Sauvé also notes that TELUS has donated $2,500 to Royal Canadian Legion Branch #113 (Ashcroft) in appreciation for the Legion ladies who took it upon themselves to provide two meals a day—sandwiches at lunch and a hot meal at dinner—to those working in the area, including firefighters, TELUS crews, and BC Hydro personnel.
“Most of the businesses and restaurants in the area were closed, and there weren’t many places for the crew members to eat,” says Sauvé. “The Legion took it upon themselves to feed all the workers in the area. When we heard they’d volunteered, we wanted to thank them for their generosity in volunteering their time and resources to feed emergency response crews working in the area.”
She says that one of the cell towers servicing the area lost power. It continued to operate via a generator, but the generator needed refuelling every eight hours, so TELUS crew were continuously refuelling it. “They had to keep an eye on the time and the fire risk, and work with other crews to go up and re-fuel.

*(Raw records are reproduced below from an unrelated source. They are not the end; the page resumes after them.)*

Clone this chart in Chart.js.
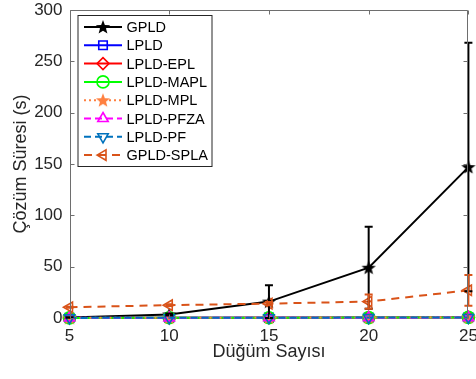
<!DOCTYPE html>
<html><head><meta charset="utf-8">
<script src="https://cdn.jsdelivr.net/npm/chart.js@4.4.1/dist/chart.umd.min.js"></script>
<style>html,body{margin:0;padding:0;overflow:hidden;background:#fff}#wrap{width:476px;height:379px}</style>
</head><body><div id="wrap"><canvas id="c"></canvas></div>
<script>
// ---- data ----
const nodes = [5, 10, 15, 20, 25];
const seriesNames = ['GPLD','LPLD','LPLD-EPL','LPLD-MAPL','LPLD-MPL','LPLD-PFZA','LPLD-PF','GPLD-SPLA'];
const gpld      = [0.5, 3.5, 16, 49, 147];
const gpldErr   = [0.3, 1.0, 16, 40, 121];
const lpld      = [0.2, 0.3, 0.4, 0.5, 0.7];
const lpldEpl   = [0.1, 0.2, 0.3, 0.4, 0.5];
const lpldMapl  = [0.1, 0.2, 0.3, 0.4, 0.6];
const lpldMpl   = [0.2, 0.3, 0.4, 0.5, 0.7];
const lpldPfza  = [0.1, 0.1, 0.2, 0.3, 0.4];
const lpldPf    = [0.1, 0.2, 0.3, 0.4, 0.5];
const gpldSpla  = [10.5, 12.5, 14, 16, 27];
const gpldSplaErr = [0.5, 0.8, 1.5, 7, 15];
const yTicks = [0, 50, 100, 150, 200, 250, 300];
const xTitle = 'Düğüm Sayısı';
const yTitle = 'Çözüm Süresi (s)';

function starImg(color, size) {
  const c = document.createElement('canvas');
  c.width = c.height = size;
  const g = c.getContext('2d');
  const cx = size / 2, cy = size / 2 + 0.5, R = size / 2 - 0.5, r = R * 0.42;
  g.beginPath();
  for (let i = 0; i < 10; i++) {
    const a = -Math.PI / 2 + i * Math.PI / 5;
    const rr = i % 2 ? r : R;
    g.lineTo(cx + rr * Math.cos(a), cy + rr * Math.sin(a));
  }
  g.closePath();
  g.fillStyle = color; g.fill();
  return c;
}

const styles = [
  {color:'#000000', dash:[], point:starImg('#000000',16), rot:0, err:gpldErr},
  {color:'#0000FF', dash:[], point:'rect', rot:0},
  {color:'#FF0000', dash:[], point:'rectRot', rot:0},
  {color:'#00FF00', dash:[], point:'circle', rot:0},
  {color:'#FF8040', dash:[2,3], point:starImg('#FF8040',16), rot:0},
  {color:'#FF00FF', dash:[7,4], point:'triangle', rot:0},
  {color:'#0072BD', dash:[7,4], point:'triangle', rot:180},
  {color:'#D95319', dash:[8,6], point:'triangle', rot:-90, err:gpldSplaErr}
];
const values = [gpld, lpld, lpldEpl, lpldMapl, lpldMpl, lpldPfza, lpldPf, gpldSpla];

const datasets = values.map((v, i) => ({
  label: seriesNames[i],
  data: nodes.map((x, j) => ({x: x, y: v[j]})),
  borderColor: styles[i].color,
  backgroundColor: 'rgba(0,0,0,0)',
  borderWidth: 2,
  borderDash: styles[i].dash,
  pointStyle: styles[i].point,
  pointRotation: styles[i].rot,
  pointRadius: 6,
  pointBorderWidth: 1.6,
  pointBackgroundColor: 'rgba(0,0,0,0)',
  pointBorderColor: styles[i].color,
  errors: styles[i].err,
  tension: 0,
  clip: false,
  order: values.length - i
}));

const errorBarPlugin = {
  id: 'errorBars',
  afterDatasetsDraw(chart) {
    const ctx = chart.ctx, xs = chart.scales.x, ys = chart.scales.y;
    chart.data.datasets.forEach(ds => {
      if (!ds.errors) return;
      ctx.save();
      ctx.strokeStyle = ds.borderColor; ctx.lineWidth = 2; ctx.setLineDash([]);
      ds.data.forEach((p, j) => {
        const e = ds.errors[j];
        const px = xs.getPixelForValue(p.x);
        const top = ys.getPixelForValue(p.y + e), bot = ys.getPixelForValue(p.y - e);
        ctx.beginPath();
        ctx.moveTo(px, top); ctx.lineTo(px, bot);
        ctx.moveTo(px - 4, top); ctx.lineTo(px + 4, top);
        ctx.moveTo(px - 4, bot); ctx.lineTo(px + 4, bot);
        ctx.stroke();
      });
      ctx.restore();
    });
  }
};

const boxPlugin = {
  id: 'box',
  afterDatasetsDraw(chart) {
    const ctx = chart.ctx, a = chart.chartArea, xs = chart.scales.x, ys = chart.scales.y;
    ctx.save();
    ctx.strokeStyle = '#6e6e6e'; ctx.lineWidth = 1; ctx.setLineDash([]);
    const L = Math.round(a.left) + 0.5, R = Math.round(a.right) - 0.5, T = Math.round(a.top) + 0.5, B = Math.round(a.bottom) + 0.5;
    ctx.beginPath();
    ctx.moveTo(L, B); ctx.lineTo(L, T); ctx.lineTo(R, T); ctx.lineTo(R, B);
    ctx.stroke();
    ctx.beginPath();
    xs.ticks.forEach(t => {
      const x = Math.round(xs.getPixelForValue(t.value)) + 0.5;
      ctx.moveTo(x, T); ctx.lineTo(x, T + 4);
      ctx.moveTo(x, B); ctx.lineTo(x, B - 4);
    });
    ys.ticks.forEach(t => {
      const y = Math.round(ys.getPixelForValue(t.value)) + 0.5;
      ctx.moveTo(L, y); ctx.lineTo(L + 4, y);
      ctx.moveTo(R, y); ctx.lineTo(R - 4, y);
    });
    ctx.stroke();
    ctx.restore();
  }
};

const legendPlugin = {
  id: 'customLegend',
  afterDraw(chart) {
    const ctx = chart.ctx, a = chart.chartArea;
    const bx = a.left + 8.5, by = a.top + 5.5, bw = 134, bh = 151;
    ctx.save();
    ctx.fillStyle = '#fff'; ctx.fillRect(bx, by, bw, bh);
    ctx.strokeStyle = '#262626'; ctx.lineWidth = 1; ctx.strokeRect(bx, by, bw, bh);
    ctx.font = '14.5px "Liberation Sans", Arial, sans-serif';
    ctx.textBaseline = 'middle';
    chart.data.datasets.forEach((ds, i) => {
      const y = by + 11.5 + i * 18.3;
      ctx.strokeStyle = ds.borderColor; ctx.lineWidth = 2; ctx.setLineDash(ds.borderDash);
      ctx.beginPath(); ctx.moveTo(bx + 6, y); ctx.lineTo(bx + 44, y); ctx.stroke();
      ctx.setLineDash([]);
      ctx.lineWidth = 1.6;
      ctx.strokeStyle = ds.borderColor; ctx.fillStyle = 'rgba(0,0,0,0)';
      if (typeof ds.pointStyle === 'object') {
        ctx.drawImage(ds.pointStyle, bx + 25 - ds.pointStyle.width / 2, y - ds.pointStyle.height / 2);
      } else {
        Chart.helpers.drawPoint(ctx, {pointStyle: ds.pointStyle, radius: 6, rotation: ds.pointRotation, borderWidth: 1.6}, bx + 25, y);
      }
      ctx.fillStyle = '#000';
      ctx.fillText(ds.label, bx + 48.5, y + 1);
    });
    ctx.restore();
  }
};

const tickFont = {family: '"Liberation Sans", Arial, sans-serif', size: 17};
const titleFont = {family: '"Liberation Sans", Arial, sans-serif', size: 18};

new Chart(document.getElementById('c'), {
  type: 'line',
  data: {datasets: datasets},
  options: {
    responsive: true, maintainAspectRatio: false, animation: false,
    layout: {padding: {top: 10, right: 5.5, bottom: 16, left: 0}},
    plugins: {legend: {display: false}, tooltip: {enabled: false}},
    scales: {
      x: {
        type: 'linear', min: 5, max: 25,
        grid: {display: false, drawTicks: false}, border: {display: false},
        afterBuildTicks: s => { s.ticks = nodes.map(v => ({value: v})); },
        afterFit: s => { s.height = 45; s.paddingLeft = 0; s.paddingRight = 0; },
        ticks: {font: tickFont, color: '#262626', padding: 8, maxRotation: 0},
        title: {display: true, text: xTitle, font: titleFont, color: '#262626', padding: {top: 0, bottom: 0}}
      },
      y: {
        min: 0, max: 300,
        grid: {display: false, drawTicks: false}, border: {display: false},
        afterBuildTicks: s => { s.ticks = yTicks.map(v => ({value: v})); },
        afterFit: s => { s.width = 69.5; s.paddingTop = 0; s.paddingBottom = 0; },
        ticks: {font: tickFont, color: '#262626', padding: 7},
        title: {display: true, text: yTitle, font: titleFont, color: '#262626', padding: {top: 10, bottom: 0}}
      }
    }
  },
  plugins: [errorBarPlugin, boxPlugin, legendPlugin]
});
</script>
</body></html>
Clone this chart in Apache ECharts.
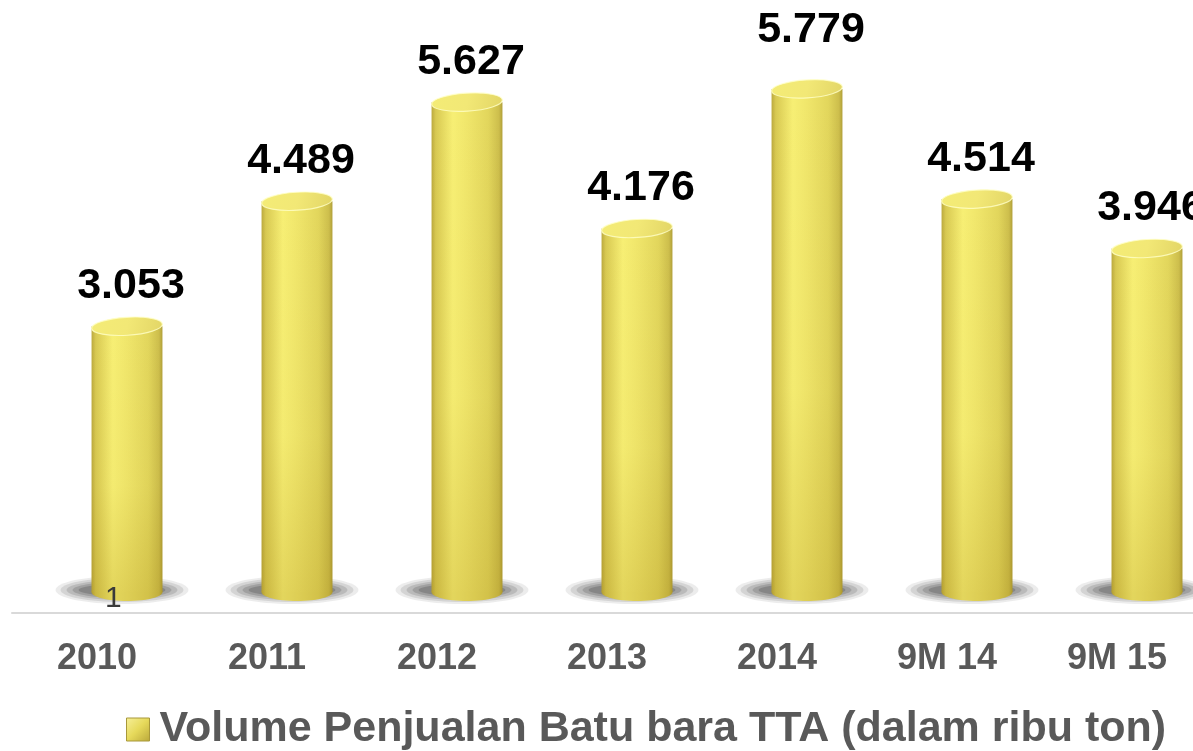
<!DOCTYPE html>
<html>
<head>
<meta charset="utf-8">
<style>
  html, body { margin: 0; padding: 0; background: #ffffff; }
  #chart { width: 1193px; height: 751px; }
</style>
<script src="https://cdn.jsdelivr.net/npm/echarts@6/dist/echarts.min.js"></script>
</head>
<body>
<div id="chart"></div>
<script>
const categories = ['2010', '2011', '2012', '2013', '2014', '9M 14', '9M 15'];
const volumes = [3.053, 4.489, 5.627, 4.176, 5.779, 4.514, 3.946];
const valueLabels = ['3.053', '4.489', '5.627', '4.176', '5.779', '4.514', '3.946'];
const seriesName = 'Volume Penjualan Batu bara TTA (dalam ribu ton)';

const FONT = "'Liberation Sans', Arial, sans-serif";
const chart = echarts.init(document.getElementById('chart'));

// extra lift for labels that sit higher in the reference
const extraLift = { 4: 19 };
// 3D depth offset: cylinders sit to the right of their category slot
const DEPTH_DX = 30;

function bodyGradient() {
  return new echarts.graphic.LinearGradient(0, 0, 1, 0, [
    { offset: 0, color: '#bba93e' },
    { offset: 0.06, color: '#d8c952' },
    { offset: 0.3, color: '#f7ef74' },
    { offset: 0.5, color: '#f0e66b' },
    { offset: 0.8, color: '#e2d65c' },
    { offset: 0.95, color: '#cdbe4c' },
    { offset: 1, color: '#b09f39' }
  ]);
}

function renderItem(params, api) {
  const idx = api.value(0);
  const val = api.value(1);
  const top = api.coord([idx, val]);
  const base = api.coord([idx, 0]);
  const band = api.size([1, 0])[0];
  const w = band * 0.417;
  const rx = w / 2;
  const ry = 9;
  const cx = top[0] + DEPTH_DX;
  const x0 = cx - rx;
  const children = [];
  // soft shadow around the base: stacked translucent ellipses
  const scx = cx - 5, scy = base[1] - 2;
  const rings = [
    { ex: 31, ey: 14, a: 0.10 },
    { ex: 26, ey: 12, a: 0.14 },
    { ex: 20, ey: 10, a: 0.18 },
    { ex: 14, ey: 8, a: 0.22 },
    { ex: 8, ey: 6, a: 0.28 }
  ];
  rings.forEach(function (r, k) {
    children.push({
      type: 'ellipse',
      shape: { cx: scx, cy: scy, rx: rx + r.ex, ry: r.ey },
      style: { fill: 'rgba(70,70,70,' + r.a + ')' },
      z2: 1 + k * 0.01
    });
  });
  // bottom ellipse
  children.push({
    type: 'ellipse',
    shape: { cx: cx, cy: base[1], rx: rx, ry: ry },
    style: { fill: bodyGradient() },
    z2: 2
  });
  children.push({
    type: 'ellipse',
    shape: { cx: cx, cy: base[1], rx: rx, ry: ry },
    style: { fill: 'rgba(150,115,0,0.2)' },
    z2: 3
  });
  // body
  children.push({
    type: 'rect',
    shape: { x: x0, y: top[1], width: w, height: base[1] - top[1] },
    style: { fill: bodyGradient() },
    z2: 4
  });
  // body darkening towards base
  children.push({
    type: 'rect',
    shape: { x: x0, y: top[1], width: w, height: base[1] - top[1] },
    style: {
      fill: new echarts.graphic.LinearGradient(0, 0, 0, 1, [
        { offset: 0, color: 'rgba(150,115,0,0)' },
        { offset: 0.6, color: 'rgba(150,115,0,0.03)' },
        { offset: 1, color: 'rgba(150,115,0,0.2)' }
      ])
    },
    z2: 5
  });
  // top face
  children.push({
    type: 'ellipse',
    shape: { cx: cx, cy: top[1], rx: rx, ry: ry },
    rotation: 0.06,
    originX: cx,
    originY: top[1],
    style: {
      fill: new echarts.graphic.LinearGradient(0, 0, 1, 1, [
        { offset: 0, color: '#f4ec76' },
        { offset: 0.5, color: '#f2e876' },
        { offset: 1, color: '#e2d565' }
      ]),
      stroke: 'rgba(255,255,200,0.8)',
      lineWidth: 1.2
    },
    z2: 6
  });
  // value label
  const lift = 40 + (extraLift[params.dataIndex] || 0);
  children.push({
    type: 'text',
    style: {
      x: cx + 4,
      y: top[1] - lift,
      text: valueLabels[params.dataIndex],
      fill: '#000000',
      font: 'bold 43px ' + FONT,
      align: 'center',
      verticalAlign: 'middle'
    },
    z2: 10
  });
  return { type: 'group', children: children };
}

const option = {
  backgroundColor: '#ffffff',
  animation: false,
  grid: { left: 12, top: 0, width: 1190, height: 613, containLabel: false, outerBoundsMode: 'none' },
  xAxis: {
    type: 'category',
    data: categories,
    boundaryGap: true,
    axisLine: { show: true, onZero: false, lineStyle: { color: '#d9d9d9', width: 2 } },
    axisTick: { show: false },
    axisLabel: {
      show: true,
      interval: 0,
      margin: 28,
      fontSize: 36,
      fontWeight: 'bold',
      fontFamily: FONT,
      color: '#595959',
      hideOverlap: false
    },
    splitLine: { show: false }
  },
  yAxis: {
    type: 'value',
    min: -0.24,
    max: 6.8,
    show: false,
    splitLine: { show: false }
  },
  legend: {
    show: true,
    left: 126,
    top: 708,
    padding: 0,
    itemWidth: 23,
    itemHeight: 23,
    icon: 'rect',
    data: [{
      name: seriesName,
      itemStyle: {
        color: new echarts.graphic.LinearGradient(0, 0, 1, 1, [
          { offset: 0, color: '#f7f09a' },
          { offset: 0.5, color: '#e6d95a' },
          { offset: 1, color: '#b9a73a' }
        ]),
        borderColor: '#a8983a',
        borderWidth: 1
      }
    }],
    textStyle: {
      fontSize: 43,
      fontWeight: 'bold',
      fontFamily: FONT,
      color: '#595959',
      padding: [0, 0, 0, 5]
    }
  },
  graphic: [
    {
      type: 'text',
      left: 105,
      top: 584,
      z: 100,
      style: { text: '1', font: '30px ' + FONT, fill: '#3a3a3a' },
      silent: true
    }
  ],
  series: [{
    name: seriesName,
    type: 'custom',
    renderItem: renderItem,
    encode: { x: 0, y: 1 },
    clip: false,
    data: volumes.map((v, i) => [i, v])
  }]
};

chart.setOption(option);
</script>
</body>
</html>
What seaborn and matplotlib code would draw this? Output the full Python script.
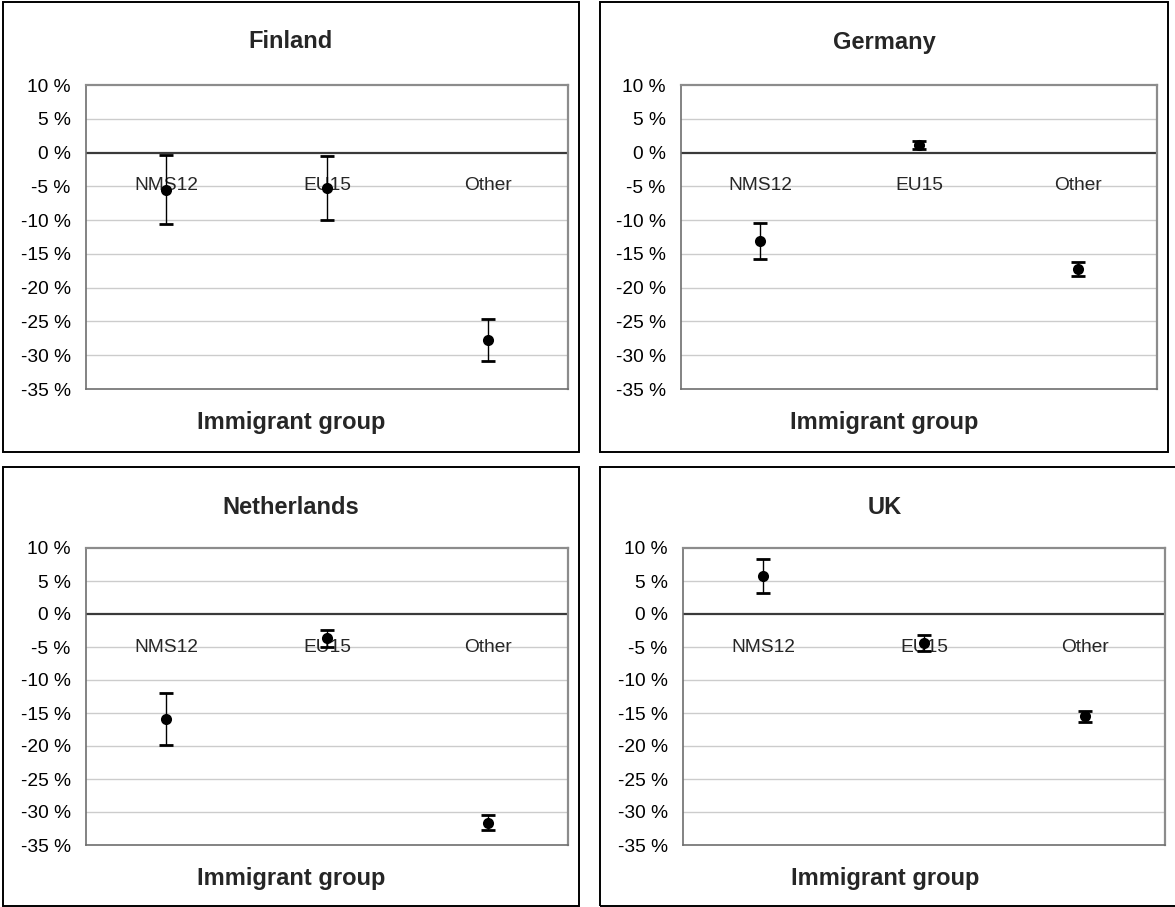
import matplotlib
matplotlib.use("Agg")
import matplotlib.pyplot as plt
from matplotlib.patches import Rectangle
from matplotlib.ticker import FuncFormatter
import seaborn as sns
import pandas as pd

sns.set_style("white")
plt.rcParams["font.family"] = ["Liberation Sans", "DejaVu Sans"]

groups = ["NMS12", "EU15", "Other"]

countries = ["Finland", "Germany", "Netherlands", "UK"]

finland_est = [-5.5, -5.3, -27.7]
finland_err = [5.1, 4.75, 3.1]

germany_est = [-13.1, 1.1, -17.2]
germany_err = [2.6, 0.6, 1.05]

netherlands_est = [-15.9, -3.7, -31.6]
netherlands_err = [3.95, 1.25, 1.15]

uk_est = [5.8, -4.4, -15.5]
uk_err = [2.6, 1.15, 0.85]

y_ticks = [10, 5, 0, -5, -10, -15, -20, -25, -30, -35]

estimates = [finland_est, germany_est, netherlands_est, uk_est]
errors = [finland_err, germany_err, netherlands_err, uk_err]

W, H = 1175, 907
fig = plt.figure(figsize=(W / 100, H / 100), dpi=100)


def px_rect(x0, y0, x1, y1):
    # pixel box (top-left origin) -> figure fraction [left, bottom, width, height]
    return [x0 / W, 1 - y1 / H, (x1 - x0) / W, (y1 - y0) / H]


# plot areas and surrounding chart frames, in pixels
plot_boxes = [
    (86, 85, 568, 389),
    (681, 85, 1157, 389),
    (86, 548, 568, 845),
    (683, 548, 1165, 845),
]
frame_boxes = [
    (3, 2, 579, 452),
    (600, 2, 1168, 452),
    (3, 467, 579, 906),
    (600, 467, 1185, 906),
]

pct_fmt = FuncFormatter(lambda v, _: f"{int(round(v))} %")

for name, est, err, pbox, fbox in zip(countries, estimates, errors, plot_boxes, frame_boxes):
    # chart frame
    fx0, fy0, fx1, fy1 = fbox
    l, b, w, h = px_rect(fx0, fy0, fx1, fy1)
    fig.patches.append(Rectangle((l, b), w, h, transform=fig.transFigure,
                                 fill=False, edgecolor="black", linewidth=1.4))
    cx = (fx0 + min(fx1, 1170)) / 2

    ax = fig.add_axes(px_rect(*pbox))
    df = pd.DataFrame({"group": groups, "value": est, "err": err})

    ax.set_xlim(-0.5, 2.5)
    ax.set_ylim(-35, 10)
    ax.set_yticks(y_ticks)
    ax.yaxis.set_major_formatter(pct_fmt)
    ax.set_xticks([])
    ax.tick_params(axis="y", length=0, pad=11, labelsize=13.8, colors="black")

    for yv in y_ticks:
        if yv not in (0, 10, -35):
            ax.axhline(yv, color="#cccccc", linewidth=1.0, zorder=0)
    ax.axhline(0, color="#3a3a3a", linewidth=1.6, zorder=1)

    for i, g in enumerate(groups):
        ax.annotate(g, xy=(i, 0), xytext=(0, -23.8), textcoords="offset points",
                    ha="center", va="center", fontsize=13.8, zorder=2)

    ax.errorbar(range(len(groups)), df["value"], yerr=df["err"], fmt="none",
                ecolor="black", elinewidth=1.0, capsize=5, capthick=2.0, zorder=3)
    sns.scatterplot(data=df, x="group", y="value", ax=ax, color="black",
                    s=64, edgecolor="black", linewidth=0, zorder=4, legend=False)
    ax.set_xlim(-0.5, 2.5)
    ax.set_xlabel("")
    ax.set_ylabel("")

    for side in ["top", "right"]:
        ax.spines[side].set_color("#8c8c8c")
        ax.spines[side].set_linewidth(1.6)
    for side in ["left", "bottom"]:
        ax.spines[side].set_color("#6e6e6e")
        ax.spines[side].set_linewidth(1.2)

    fig.text(cx / W, 1 - (fy0 + 40) / H, name, ha="center", va="center",
             fontsize=17, fontweight="bold")
    fig.text(cx / W, 1 - (pbox[3] + 34) / H, "Immigrant group", ha="center",
             va="center", fontsize=17, fontweight="bold")

fig.savefig("out.png", dpi=100, facecolor="white")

“We also lost a lot of lines in the area, and we were able to restore service when it was safe. BC Hydro goes in first and replaces lines and poles, and we follow along almost like an assembly line to re-string the phone lines.”
In order to ensure that impacted customers stay connected to their loved ones during these challenging times, TELUS is waiving all of their domestic voice, text, and data overage fees until at least July 31, or for the entire duration of affected customers’ evacuation.
The same applies for all evacuated residents who have home services such as Internet, TV, and home phone with TELUS: the company will be waiving all home service charges while customers were or are evacuated and away from their homes.
What about those chickens in 103 Mile? Sauvé says that a TELUS crew member was approaching one house, to ensure all communication lines were working (particularly 911) from the exterior of the home, so that they were up and running before the residents returned.
As the crew member approached the gate of one house, almost a dozen chickens came rushing up to him. “They probably hadn’t seen a human in days!” says Sauvé. “Our technician could only imagine the poor birds were hungry. After he finished checking the home’s connection, he saw a big can of chicken feed on the front porch, so he grabbed it and fed the chickens.
“Suffice it to say, they were very happy. Our team member left a hand-written note on the home’s welcome back card from TELUS, letting the chickens’ owners know that he fed them some of their food.
“These are some of the best stories to come out of a challenging situation like this. Even though we’re working as hard as we can to do the really important work, like repair and maintain critical communications, it’s important for us that we still find time to be a good neighbour, and feed the chickens.”